Perhaps he writes a portion of the law of Moses? After all, in their eagerness to confront Jesus, the woman’s accusers seem to have forgotten a key actor in this play. Adultery is not a one person affair. They are happy to humiliate the woman, and potentially have her stoned, and yet the man is markedly absent. The law of Moses is clear that both parties are guilty.
Perhaps, as some have suggested, Jesus writes out some of the sins he knows her accusers are guilty of? Their consciences are pierced, momentarily melting their pride, and they realise they are in no place to judge. One by one, the eldest first, they depart.
Or perhaps Jesus writes a portion of Psalm 51? The Israelite King in whose line Jesus was born, the King whose kingdom was promised an eternal throne, the King who was said to be after God’s own heart, confessing his own sin of adultery and murder, and pleading for God’s mercy and grace.

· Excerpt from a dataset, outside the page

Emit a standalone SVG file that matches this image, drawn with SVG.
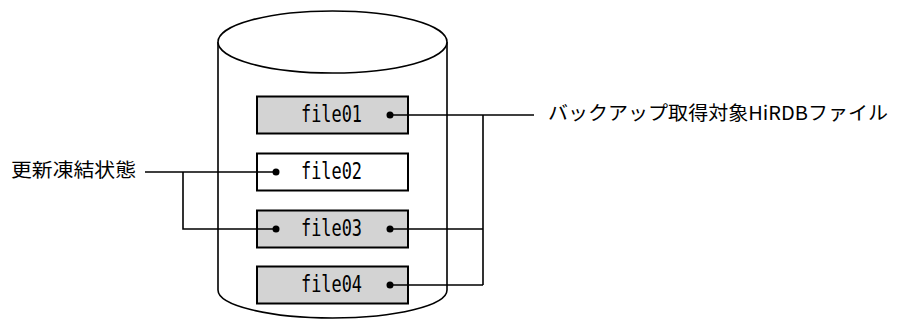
<svg xmlns="http://www.w3.org/2000/svg" width="897" height="320" viewBox="0 0 897 320">
<style>
.cyl{fill:#fff;stroke:#000;stroke-width:1.6}
.box{stroke:#000;stroke-width:2}
.gray{fill:#d3d3d3}
.white{fill:#fff}
.ft{font-family:"DejaVu Sans Mono","Liberation Mono",monospace;font-size:23px;fill:#000}
.lbl{font-family:"Noto Sans CJK JP","Noto Sans",sans-serif;font-size:19px;fill:#000}
.ln{fill:none;stroke:#000;stroke-width:1.6}
.dot{fill:#000}
</style>
<rect width="897" height="320" fill="#fff"/>
<g id="cylinder">
<path class="cyl" d="M218,42 V290 A114.5,28 0 0 0 447,290 V42"/>
<ellipse class="cyl" cx="332.5" cy="42" rx="114.5" ry="31"/>
</g>
<g id="file01">
<rect class="box gray" x="257" y="96.5" width="151" height="37"/>
<text class="ft" x="301" y="121.5" textLength="61" lengthAdjust="spacingAndGlyphs">file01</text>
</g>
<g id="file02">
<rect class="box white" x="257" y="153.5" width="151" height="37"/>
<text class="ft" x="301" y="178.5" textLength="61" lengthAdjust="spacingAndGlyphs">file02</text>
</g>
<g id="file03">
<rect class="box gray" x="257" y="210.5" width="151" height="37"/>
<text class="ft" x="301" y="235.5" textLength="61" lengthAdjust="spacingAndGlyphs">file03</text>
</g>
<g id="file04">
<rect class="box gray" x="257" y="266.5" width="151" height="37"/>
<text class="ft" x="301" y="291.5" textLength="61" lengthAdjust="spacingAndGlyphs">file04</text>
</g>
<g id="label-frozen">
<text class="lbl" x="11" y="177" textLength="125" lengthAdjust="spacingAndGlyphs">更新凍結状態</text>
</g>
<g id="label-backup">
<text class="lbl" x="548" y="120" textLength="340" lengthAdjust="spacingAndGlyphs">バックアップ取得対象HiRDBファイル</text>
</g>
<g id="connectors">
<path class="ln" d="M145,172 H276 M183,172 V229 H276"/>
<path class="ln" d="M390,115 H534 M483,115 V285 M390,229 H483 M390,285 H483"/>
<circle class="dot" cx="390" cy="115" r="3.5"/>
<circle class="dot" cx="276" cy="172" r="3.5"/>
<circle class="dot" cx="276" cy="229" r="3.5"/>
<circle class="dot" cx="390" cy="229" r="3.5"/>
<circle class="dot" cx="390" cy="285" r="3.5"/>
</g>
</svg>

We may never know what was written, but we know the result. And so, with her accusers gone, the woman stands before Jesus, her saviour and her God. She does not need anyone to preach to her about her sin, she is well aware of her failing. Instead, Jesus gives her exactly what she does need. In an echo of his words in John 3v17, Jesus does not condemn her, but neither does he affirm her sin. He knows her frailty, and he knows that sin will only bring pain and a broken relationship with her creator. Instead of condemnation, he brings his grace and his mercy, and sends her to live out her repentance. “Go then, and sin no more.”
As we begin this season of Lent, we are like both David and the unnamed woman, confronted with our sin, with our frailty. We are reminded that we are dust, and to dust we shall return. We know we have fallen short, we have missed the mark, we have chosen to go our own way. And like David and the woman, we are called to turn from that sin, and be faithful to Christ. A faithfulness made possible not through condemnation, but through his grace and mercy.
‘Remember that you are dust, and to dust you shall return.